Use MemTest86 (proprietary) or Memtest86+ (GPL) to test your memory (RAM). There are "new" and "old" testers:

"New" versions do not support BIOS. For a new version, use a proprietary MemTest86 version greater or equal to 8. Install it as memtest86-efi^AUR or boot the Arch Linux install image.
"Old" versions do not support UEFI nor DDR4. Old versions are available as GPL memtest86+ (development discontinued). It is roughly equal to proprietary MemTest86 version 4. After installation, update GRUB: it will auto-detect the package and allow users to boot directly to it.

Tip:

A reliable source of the version history is the history page in memtest86.com, in particular the section "MemTest86 and MemTest86+" and the following paragraph. Notice the proprietary MemTest86 from version 5 through 7 claims to support both BIOS and UEFI, but they simply bundle old and new versions.
Allowing tests to run for at least 10 cycles without errors is usually sufficient.

Discovering Errors

Some stressing applications like #MPrime or #Linpack have built in consistency checks to discover errors due to non-matching results. A more general and simple method for measuring hardware instabilities can be found in the kernel itself. To use it, simply filter the journal on a crash like so:

# journalctl -k --grep=mce

Multicore chips can also give info as to which physical/logical core gave the error. This can be important if users are optimizing settings on a per-core basis.

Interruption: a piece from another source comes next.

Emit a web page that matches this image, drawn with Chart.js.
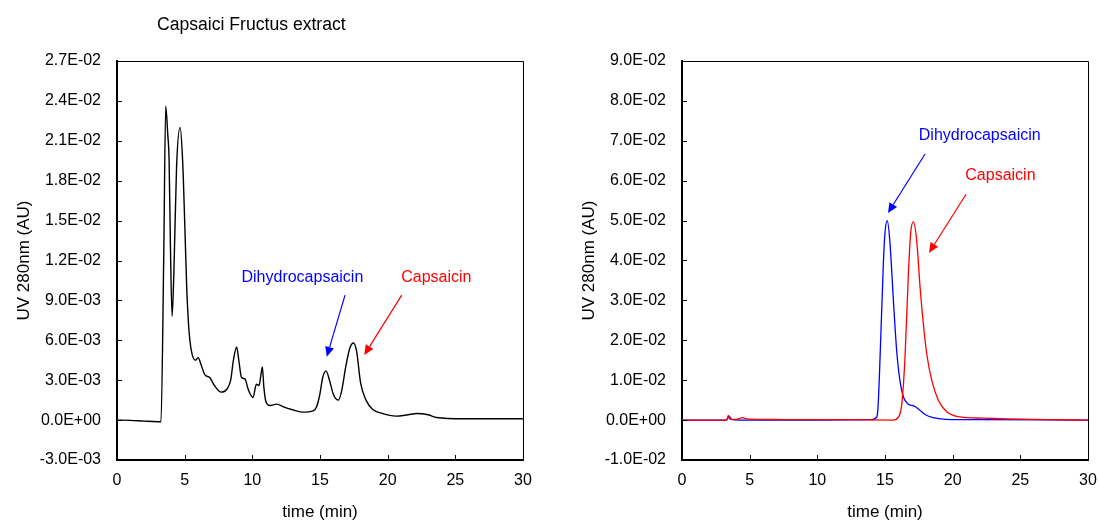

The kernel can throw these errors while the stressing application is running, before it ends the calculation and reports the error, thus providing a very sensitive method to assess stability. Consider the following from a Ryzen 5900X:

mce: [Hardware Error]: Machine check events logged
mce: [Hardware Error]: CPU 21: Machine Check: 0 Bank 5: baa0000000030150
mce: [Hardware Error]: TSC 0 MISC d012000100000000 SYND 4d000002 IPID 500b000000000
mce: [Hardware Error]: PROCESSOR 2:a20f10 TIME 1625265814 SOCKET 0 APIC 4 microcode a201016

This chip as 12 physical cores. In this case, CPU 21 can be traced back to physical core 10. Use lstopo from hwloc to print the hardware topology.

Core 0 = CPU 0 + CPU 1
Core 1 = CPU 2 + CPU 3
Core 2 = CPU 4 + CPU 5
Core 3 = CPU 6 + CPU 7
Core 4 = CPU 8 + CPU 9
Core 5 = CPU 10 + CPU 11
Core 6 = CPU 12 + CPU 13
Core 7 = CPU 14 + CPU 15
Core 8 = CPU 16 + CPU 17
Core 9 = CPU 18 + CPU 19
Core 10 = CPU 20 + CPU 21
Core 11 = CPU 22 + CPU 23

Note: Numbering can vary based on different CPU model and vendor, but in general both Cores and CPUs start at 0, not 1.